Ablation and Analysis: Empirical studies dissect the contribution of recursion order (e.g., TaylorNet order), gating, and recursive structure, showing that recursively composed or activated networks consistently outperform non-recursive variants when data exhibit hierarchy or compositionality (Mau et al., 2024, Shen et al., 2022).

7. Open Problems, Limitations, and Future Directions

While recursive neural architectures provide powerful inductive biases and expressive flexibility, several challenges and directions remain:

Computational Overhead: Recursive layers, especially with dynamic per-instance search or deep equilibrium computation, may increase per-batch computation, necessitating acceleration via batched or parallel recursion.
Structure Specification: Latent structure induction (inferring composition order from unstructured data) is an active area, with continuous relaxations and hybrid parser-networks offering promising approaches (Chowdhury et al., 2021).
Generalization and Overfitting: Recursive composition improves parameter efficiency but may induce overfitting if parameter sharing is insufficiently broad.
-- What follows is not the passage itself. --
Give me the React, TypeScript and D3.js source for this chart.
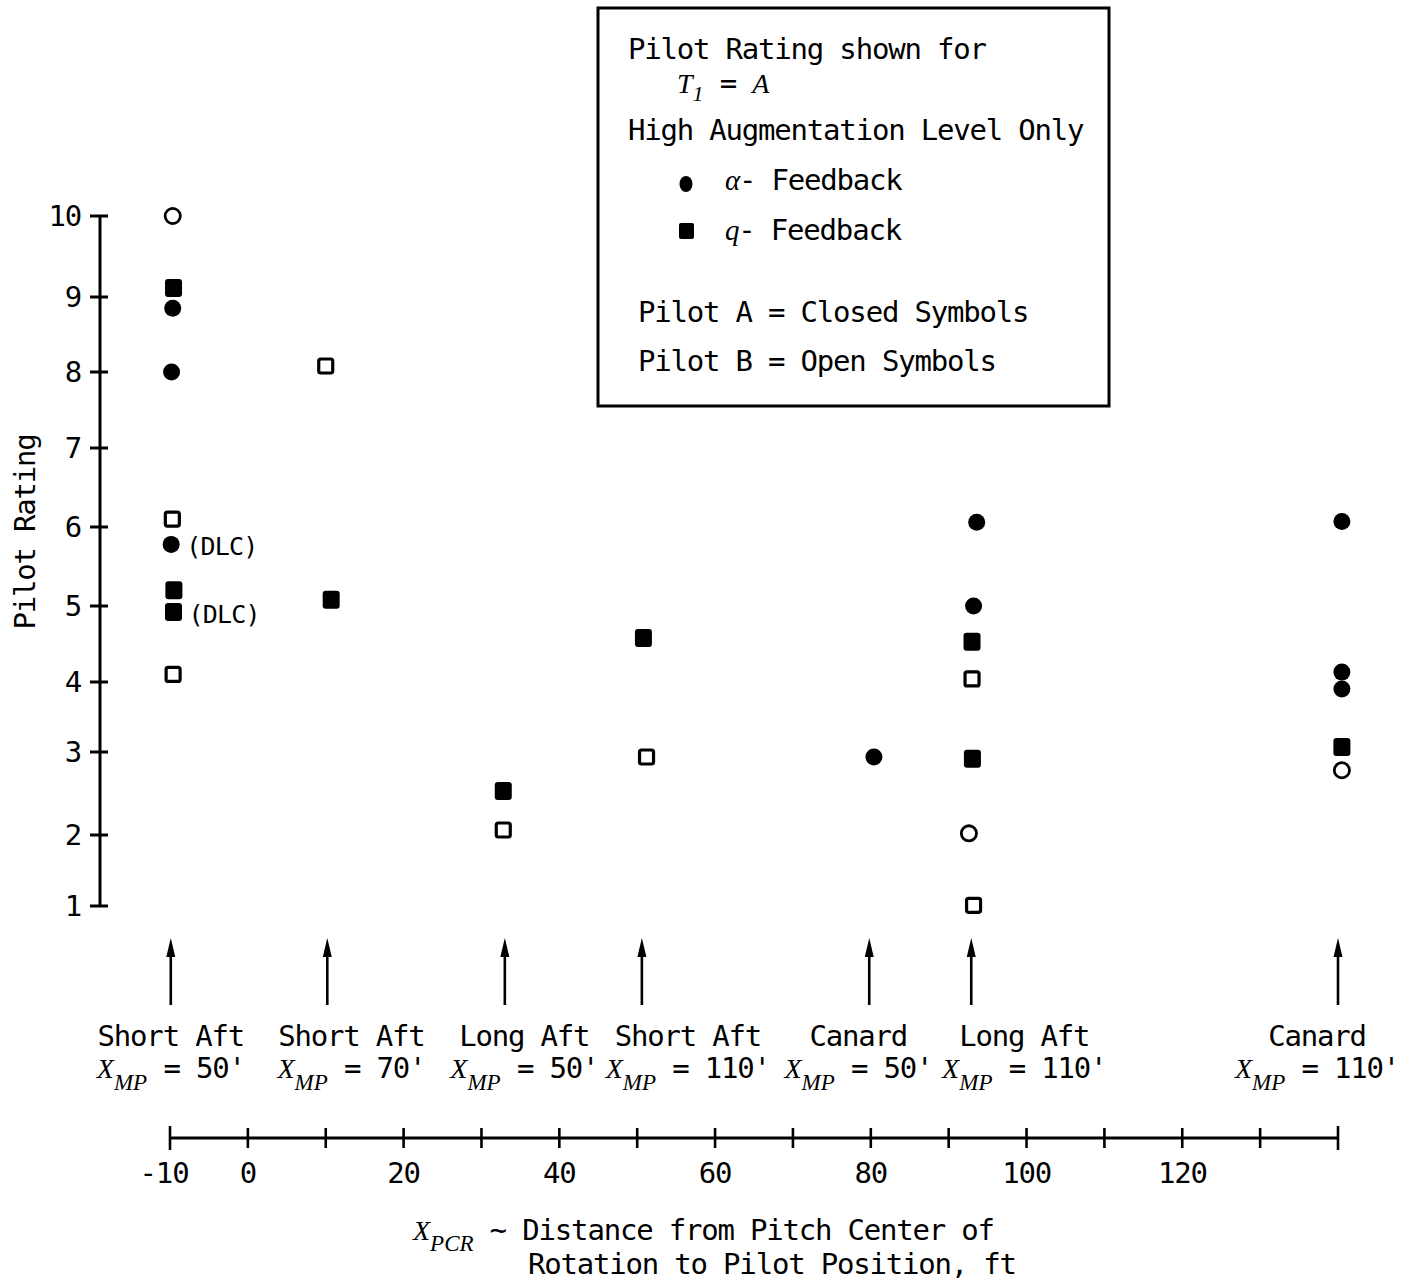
import React from "react";
import * as d3 from "d3";

// ---------- data ----------
const yTicks = [1, 2, 3, 4, 5, 6, 7, 8, 9, 10];
// hand-drawn rating axis: pixel calibration of each tick (axis is not perfectly uniform)
const yTickPixels = [906, 835, 752, 682, 606, 527, 448, 372, 297, 216];
const xTicks = d3.range(-10, 141, 10);
const xTickLabels = [-10, 0, 20, 40, 60, 80, 100, 120];

// [X_PCR (ft), pilot rating]
const alphaPilotA: [number, number][] = [
  [-9.65, 8.85], [-9.8, 8.0], [-9.85, 5.78], [80.4, 2.94],
  [93.6, 6.06], [93.2, 5.0], [140.5, 6.07], [140.5, 4.13], [140.5, 3.9],
];
const qPilotA: [number, number][] = [
  [-9.55, 9.11], [-9.5, 5.2], [-9.55, 4.92], [10.7, 5.08], [32.8, 2.53],
  [50.8, 4.58], [93.0, 4.53], [93.05, 2.92], [140.5, 3.07],
];
const alphaPilotB: [number, number][] = [[-9.65, 10.0], [92.6, 2.02], [140.5, 2.78]];
const qPilotB: [number, number][] = [
  [-9.7, 6.1], [-9.6, 4.1], [10.0, 8.08], [32.8, 2.06], [51.2, 2.94], [93.0, 4.04], [93.2, 1.01],
];
const dlcNotes: [number, number][] = [[-9.85, 5.78], [-9.55, 4.92]];

const configNames = ["Short Aft", "Short Aft", "Long Aft", "Short Aft", "Canard", "Long Aft", "Canard"];
const configXmp = ["50'", "70'", "50'", "110'", "50'", "110'", "110'"];
const configArrowX = [-9.9, 10.2, 33.0, 50.6, 79.8, 92.9, 140];
const configLabelX = [-9.9, 13.3, 35.5, 56.5, 78.4, 99.7, 137.3];

// ---------- layout ----------
const W = 1414;
const H = 1283;
const MONO = "'DejaVu Sans Mono', 'Liberation Mono', monospace";
const SERIF = "'Liberation Serif', 'DejaVu Serif', serif";
const FS = 29;
const LS = -1.2;
const AXIS_X = 100;
const AXIS_Y = 1138;

export default function App() {
  const x = d3.scaleLinear().domain([-10, 140]).range([170, 1338]);
  const y = d3.scaleLinear().domain(yTicks).range(yTickPixels);

  const arrowTop = 938;
  const arrowBottom = 1005;

  return (
    <svg
      width={W}
      height={H}
      viewBox={`0 0 ${W} ${H}`}
      style={{ position: "absolute", left: 0, top: 0, display: "block", background: "#fff" }}
      fontFamily={MONO}
      fontSize={FS}
      letterSpacing={LS}
    >
      <rect x={0} y={0} width={W} height={H} fill="#fff" />

      {/* Y axis */}
      <line x1={AXIS_X} x2={AXIS_X} y1={y(10)} y2={y(1)} stroke="#000" strokeWidth={3} />
      {yTicks.map((t) => (
        <g key={t}>
          <line x1={AXIS_X - 10} x2={AXIS_X + 8} y1={y(t)} y2={y(t)} stroke="#000" strokeWidth={3} />
          <text x={81} y={y(t)} dy="0.36em" textAnchor="end">{t}</text>
        </g>
      ))}
      <text transform={`translate(35,532) rotate(-90)`} textAnchor="middle">Pilot Rating</text>

      {/* points */}
      {qPilotB.map(([a, b], i) => (
        <rect key={"qb" + i} x={x(a) - 7} y={y(b) - 7} width={14} height={14} rx={2}
          fill="#fff" stroke="#000" strokeWidth={3.2} />
      ))}
      {alphaPilotB.map(([a, b], i) => (
        <circle key={"ab" + i} cx={x(a)} cy={y(b)} r={7.6} fill="#fff" stroke="#000" strokeWidth={2.8} />
      ))}
      {qPilotA.map(([a, b], i) => (
        <rect key={"qa" + i} x={x(a) - 8.5} y={y(b) - 9} width={17} height={18} rx={3} fill="#000" />
      ))}
      {alphaPilotA.map(([a, b], i) => (
        <circle key={"aa" + i} cx={x(a)} cy={y(b)} r={8.5} fill="#000" />
      ))}
      {dlcNotes.map(([a, b], i) => (
        <text key={"dlc" + i} x={x(a) + 15} y={y(b) + 11} fontSize={25} letterSpacing={-0.8}>(DLC)</text>
      ))}

      {/* configuration arrows & labels */}
      {configArrowX.map((a, i) => (
        <g key={"arr" + i}>
          <line x1={x(a)} x2={x(a)} y1={arrowTop + 14} y2={arrowBottom} stroke="#000" strokeWidth={2.6} />
          <path d={`M${x(a)},${arrowTop} L${x(a) - 4.5},${arrowTop + 19} L${x(a) + 4.5},${arrowTop + 19} Z`} fill="#000" />
        </g>
      ))}
      {configLabelX.map((a, i) => (
        <g key={"lab" + i}>
          <text x={x(a)} y={1046} textAnchor="middle">{configNames[i]}</text>
          <text x={x(a)} y={1078} textAnchor="middle">
            <tspan fontFamily={SERIF} fontStyle="italic" fontSize={28} letterSpacing={0}>X</tspan>
            <tspan fontFamily={SERIF} fontStyle="italic" fontSize={23} letterSpacing={0} dy={12}>MP</tspan>
            <tspan dy={-12}>{" = " + configXmp[i]}</tspan>
          </text>
        </g>
      ))}

      {/* X axis */}
      <line x1={x(-10)} x2={x(140)} y1={AXIS_Y} y2={AXIS_Y} stroke="#000" strokeWidth={3} />
      {xTicks.map((t) => (
        <line key={t} x1={x(t)} x2={x(t)} y1={AXIS_Y - (t === -10 || t === 140 ? 12 : 10)}
          y2={AXIS_Y + (t === -10 || t === 140 ? 12 : 10)} stroke="#000" strokeWidth={2.6} />
      ))}
      {xTickLabels.map((t) => (
        <text key={t} x={x(t) - (t < 0 ? 6 : 0)} y={1183} textAnchor="middle">{t}</text>
      ))}
      <text x={413} y={1240}>
        <tspan fontFamily={SERIF} fontStyle="italic" fontSize={28} letterSpacing={0}>X</tspan>
        <tspan fontFamily={SERIF} fontStyle="italic" fontSize={23} letterSpacing={0} dy={11}>PCR</tspan>
        <tspan dy={-11}>{" \u223C Distance from Pitch Center of"}</tspan>
      </text>
      <text x={528} y={1274}>Rotation to Pilot Position, ft</text>

      {/* legend */}
      <rect x={598} y={8} width={511} height={398} fill="#fff" stroke="#000" strokeWidth={3} />
      <text x={628} y={59}>Pilot Rating shown for</text>
      <text x={677} y={93}>
        <tspan fontFamily={SERIF} fontStyle="italic" fontSize={28} letterSpacing={0}>T</tspan>
        <tspan fontFamily={SERIF} fontStyle="italic" fontSize={22} letterSpacing={0} dy={8}>1</tspan>
        <tspan dy={-8}>{" = "}</tspan>
        <tspan fontFamily={SERIF} fontStyle="italic" fontSize={28} letterSpacing={0}>A</tspan>
      </text>
      <text x={628} y={140}>High Augmentation Level Only</text>
      <ellipse cx={686} cy={184} rx={6.5} ry={8} fill="#000" />
      <text x={725} y={190}>
        <tspan fontFamily={SERIF} fontStyle="italic">{"\u03B1"}</tspan>
        <tspan>{"- Feedback"}</tspan>
      </text>
      <rect x={679} y={223} width={15} height={16} rx={2} fill="#000" />
      <text x={725} y={240}>
        <tspan fontFamily={SERIF} fontStyle="italic" fontSize={29}>q</tspan>
        <tspan>{"- Feedback"}</tspan>
      </text>
      <text x={638} y={322}>Pilot A = Closed Symbols</text>
      <text x={638} y={371}>Pilot B = Open Symbols</text>
    </svg>
  );
}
Hierarchical dropout and regularization are used to address these issues (Liu et al., 16 Oct 2025).
Extension to Multimodal and Complex Graphs: Ongoing research explores recursive principles over richer input structures (multiscale, multimodal, heterogeneous graphs), integration with transformer/attention mechanisms, and recursive generative modeling for structured outputs (Fisher et al., 2022).
Theoretical Analysis: Bounds on expressivity as a function of recursion depth/height, convergence rates for various architectures, and the interplay with generalization are not yet fully characterized for all settings.

Recursive architectures remain a foundational and continually evolving branch of neural modeling, offering both theoretical enhancements and practical state-of-the-art results across languages, vision, dynamics, and structured reasoning tasks.